El profesor

Charlotte Brontë

 

Traducción de Gemma Moral Bartolomé

Alba Editorial, Clásica XLIV

En 1571 la Iglesia anglicana mandó que en cada catedral se pusiera al alcance de los fieles un ejemplar del Libro de los mártires, de John Fox, obra en la que se compilaba la historia de la persecución de los protestantes y de la intolerancia de la Iglesia católica desde sus orígenes y en el mundo entero. Esa orden no ayudó, para qué ocultarlo, a evitar la hostilidad que Inglaterra ha tenido y tiene hacia la Europa que se mantiene fiel a las órdenes de Roma. Y no dudo que Charlotte Brontë, padre vicario, educada en un internado para hijas de clérigos y casada, un año antes de morir, con el reverendo A. B. Nicholls, conocía ese libro y participaba de esa opinión tan extendida en las Islas Británicas de que a este lado del Canal nos queda mucho que aprender. No les falta razón.

También debía saber de esa obra William Crimsworth, joven sin fortuna que cercado entre la intolerancia gris de sus tíos y la riqueza bárbara y violenta de su hermano, decide dejar los páramos y, ayudado por uno de esos personajes buenos y excéntricos que debe habitar en cualquier narración, viajar a Bélgica a intentar vivir. Allí será profesor de lengua inglesa en un colegio para chicos y profesor de lengua inglesa en un colegio de chicas. Soportará con paciencia sajona la suciedad y la inhumanidad europea. Y se enamorará. De una muchacha sin herencia ni fortuna, suiza pero con sangre británica, que se gana la vida cosiendo y que mantiene esa dignidad y orgullo que son en la pobreza cuando más conmueven. Ahí comienza un segundo relato menos perfecto y la historia acabará bien.

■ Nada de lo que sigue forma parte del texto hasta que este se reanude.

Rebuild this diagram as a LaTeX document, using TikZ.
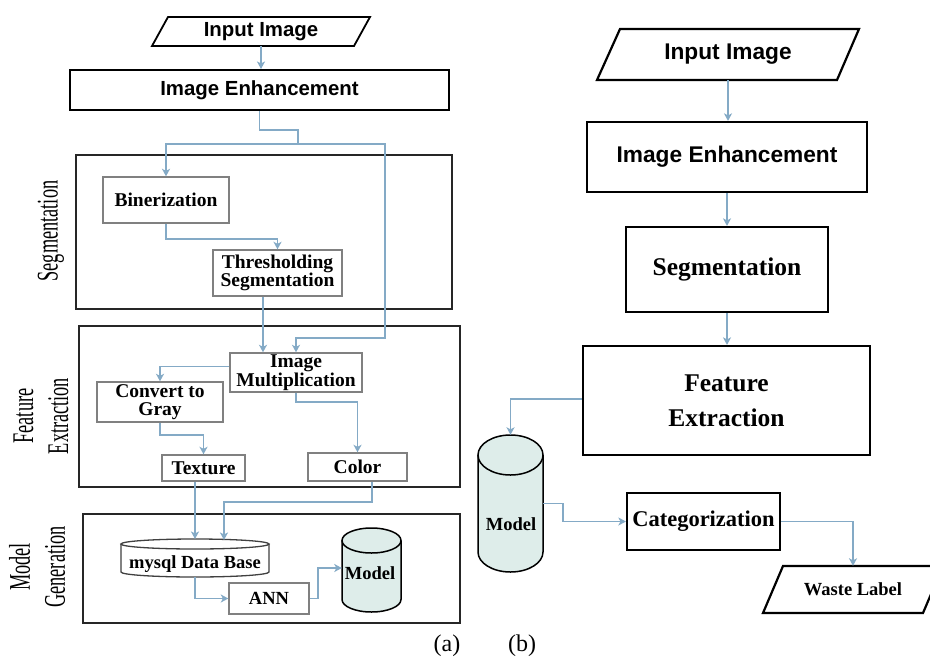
\documentclass[tikz,border=0pt]{standalone}
\usepackage{fontspec}
\setmainfont{Liberation Serif}
\setsansfont{Liberation Sans}
\usetikzlibrary{arrows.meta}
\definecolor{linec}{RGB}{132,170,198}
\definecolor{cylf}{RGB}{222,237,234}
\definecolor{boxg}{RGB}{128,128,128}
\newcommand{\fA}{\sffamily\bfseries\fontsize{20.4}{22}\selectfont}
\newcommand{\fB}{\sffamily\bfseries\fontsize{22.7}{25}\selectfont}
\newcommand{\fS}{\rmfamily\bfseries\fontsize{19.5}{18.5}\selectfont}
\newcommand{\fSs}{\rmfamily\bfseries\fontsize{18.5}{18.5}\selectfont}
\newcommand{\fR}{\rmfamily\bfseries\fontsize{25.5}{35}\selectfont}
\newcommand{\fRot}{\rmfamily\fontsize{30}{35}\selectfont}
\newcommand{\nar}[1]{\scalebox{0.61}[1]{#1}}
% cx, top, bottom, rx, ry, fill
\newcommand{\drawcyl}[6]{%
  \fill[#6] (#1-#4,-#2-#5) -- (#1-#4,-#3+#5) arc[start angle=180,end angle=360,x radius=#4,y radius=#5] -- (#1+#4,-#2-#5) -- cycle;
  \draw[line width=1.5pt] (#1-#4,-#2-#5) -- (#1-#4,-#3+#5) arc[start angle=180,end angle=360,x radius=#4,y radius=#5] -- (#1+#4,-#2-#5);
  \filldraw[fill=#6,line width=1.5pt] (#1,-#2-#5) ellipse[x radius=#4,y radius=#5];
}
\tikzset{
  conn/.style={draw=linec,line width=1.7pt},
  arr/.style={conn,-{Stealth[length=7.5pt,width=8pt,inset=2pt]}},
  bigbox/.style={draw=black,line width=2.2pt,rectangle,inner sep=0pt,align=center},
  frame/.style={draw=black!85,line width=1.9pt,rectangle,inner sep=0pt},
  smallbox/.style={draw=boxg,line width=1.4pt,rectangle,inner sep=0pt,align=center,font=\fS},
  ghost/.style={rectangle,inner sep=0pt,align=center},
  rotlab/.style={rotate=90,align=center,font=\fRot,inner sep=0pt},
}
\begin{document}
\begin{tikzpicture}[x=1pt,y=1pt]
\useasboundingbox (0,0) rectangle (930,-657);
\fill[white] (0,0) rectangle (930,-657);

%================ (a) =================
% frames
\node[frame,minimum width=376,minimum height=154] (segF) at (264,-232) {};
\node[frame,minimum width=381,minimum height=161] (feF) at (269.5,-406.5) {};
\node[frame,minimum width=377,minimum height=109] (mgF) at (271.5,-568.5) {};

\node[rotlab] (labSeg) at (51,-231) {\nar{Segmentation}};
\node[rotlab] (labFE) at (41,-416) {\nar{Feature}\\\nar{Extraction}};
\node[rotlab] (labMG) at (37,-567) {\nar{Model}\\\nar{Generation}};

% input parallelogram
\draw[line width=1.8pt] (168,-17) -- (370,-17) -- (354,-46) -- (152,-46) -- cycle;
\node[ghost,minimum width=190,minimum height=29,font=\fA] (inA) at (261,-31.5) {Input Image};
\node[bigbox,line width=2pt,minimum width=379,minimum height=40,font=\fA] (ieA) at (259.5,-90) {Image Enhancement};

\node[smallbox,minimum width=126,minimum height=46] (binA) at (166,-200) {Binerization};
\node[smallbox,minimum width=129,minimum height=46] (thrA) at (277.5,-273) {Thresholding\\Segmentation};
\node[smallbox,minimum width=132,minimum height=39] (mulA) at (296,-372.5) {Image\\Multiplication};
\node[smallbox,minimum width=126,minimum height=40] (cnvA) at (160,-402) {Convert to\\Gray};
\node[smallbox,minimum width=83,minimum height=26] (texA) at (203.5,-468) {Texture};
\node[smallbox,minimum width=99,minimum height=28] (colA) at (357.5,-467) {Color};

% database cylinder
\fill[white] (121,-544) -- (121,-572) arc[start angle=180,end angle=360,x radius=74,y radius=5] -- (269,-544) -- cycle;
\draw[draw=black!75,line width=1.3pt] (121,-544) -- (121,-572) arc[start angle=180,end angle=360,x radius=74,y radius=5] -- (269,-544);
\draw[draw=black!75,line width=1.3pt] (195,-544) ellipse[x radius=74,y radius=5];
\node[ghost,minimum width=148,minimum height=26,font=\fSs] (dbA) at (195,-564) {mysql Data Base};
\coordinate (dbtop) at (195,-539);
\coordinate (dbtop2) at (224,-540);

\node[smallbox,minimum width=80,minimum height=31,font=\fSs] (annA) at (269,-598.5) {ANN};

\drawcyl{371.5}{528}{612}{29.5}{12.5}{cylf}
\node[ghost,minimum width=59,minimum height=84] (mdlA) at (371.5,-570) {};
\node[ghost,font=\fSs] (mdlAt) at (370,-573) {Model};

% connectors (a)
\coordinate (sp) at (298,-144);
\coordinate (bend) at (385,-338);
\draw[arr] (inA.south) -- (inA.south |- ieA.north);
\draw[conn] (ieA.south) -- ++(0,-19) -| (sp);
\draw[arr] (sp) -| (binA.north);
\draw[arr] (sp) -| (bend) -| (mulA.north);
\draw[arr] (binA.south) -- ++(0,-15) -| (thrA.north);
\draw[arr] ([xshift=-14.5pt]thrA.south) -- ([xshift=-14.5pt]thrA.south |- mulA.north);
\draw[arr] ([yshift=6pt]mulA.west) -| (cnvA.north);
\draw[arr] (cnvA.south) -- ++(0,-12) -| (texA.north);
\draw[arr] (mulA.south) -- ++(0,-9) -| (colA.north);
\draw[arr] (dbtop |- texA.south) -- (dbtop);
\draw[arr] ([xshift=14.5pt]colA.south) -- ++(0,-20) -| (dbtop2);
\draw[arr] (dbA.south) |- (annA.west);
\draw[arr] (annA.east) -- ++(8,0) |- ([yshift=2pt]mdlA.west);

\node[font=\rmfamily\fontsize{24}{24}\selectfont,inner sep=0pt] (capA) at (447,-646) {(a)};

%================ (b) =================
\draw[line width=2.2pt] (620,-29) -- (859,-29) -- (837,-80) -- (597,-80) -- cycle;
\node[ghost,minimum width=240,minimum height=51,font=\fB] (inB) at (728,-54.5) {Input Image};
\node[bigbox,minimum width=280,minimum height=70,font=\fB] (ieB) at (727,-157) {Image Enhancement};
\node[bigbox,minimum width=202,minimum height=85,font=\fR] (segB) at (727,-269.5) {Segmentation};
\node[bigbox,minimum width=287,minimum height=109,font=\fR] (feB) at (726.5,-400.5) {Feature\\Extraction};

\drawcyl{510.5}{435}{572}{32.5}{20}{cylf}
\node[ghost,minimum width=65,minimum height=137] (mdlB) at (510.5,-503.5) {};
\node[ghost,font=\rmfamily\bfseries\fontsize{18.5}{18}\selectfont] (mdlBt) at (511,-524) {Model};

\node[bigbox,minimum width=153,minimum height=57,font=\rmfamily\bfseries\fontsize{22.5}{22}\selectfont] (catB) at (703.5,-521.5) {Categorization};

\draw[line width=2.2pt] (783,-566) -- (943,-566) -- (923,-613) -- (763,-613) -- cycle;
\node[ghost,minimum width=160,minimum height=47,font=\rmfamily\bfseries\fontsize{18.5}{18}\selectfont] (wB) at (853,-589.5) {Waste Label};

\draw[arr] (inB.south) -- (inB.south |- ieB.north);
\draw[arr] (ieB.south) -- (ieB.south |- segB.north);
\draw[arr] (segB.south) -- (segB.south |- feB.north);
\draw[arr] ([yshift=1.5pt]feB.west) -| (mdlB.north);
\draw[arr] (mdlB.east) -- ++(20,0) |- (catB.west);
\draw[arr] (catB.east) -| (wB.north);

\node[font=\rmfamily\fontsize{24}{24}\selectfont,inner sep=0pt] (capB) at (522,-646) {(b)};
\end{tikzpicture}
\end{document}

No es excesivamente original. Pero repitámoslo. Las hermanas Brontë no fueron felices. Pero nunca perdieron la ilusión de serlo. Esta novela, la primera de Charlotte Brontë, de la que se ha dicho que es la más autobiográfica, está dividida por esa doble condición. En primera mitad está el dolor y la realidad. Los personajes parecen de Charles Dickens o hasta de cierto Robert Louis Stevenson. En la segunda están los sueños y la esperanza. Y aquí comienza el error y las visitas al salón de una señorita con un exceso de finales felices.

Después, en ese inicio que es lo mejor y lo único que se debería publicar,  se habla de los ingleses y de sus virtudes protestantes. De las enseñanzas de John Fox. De la ausencia de queja, del sentido del deber. De los caracteres no más dulces que la superficie del mármol. Del rechazar la ayuda y la compasión, del silencio como respuesta a la estupidez e incluso al miedo. De las vidas vividas para no deber nada. Para ofrecerlo todo. Para caminar por caminos embarrados con la espalda recta y mirando al frente.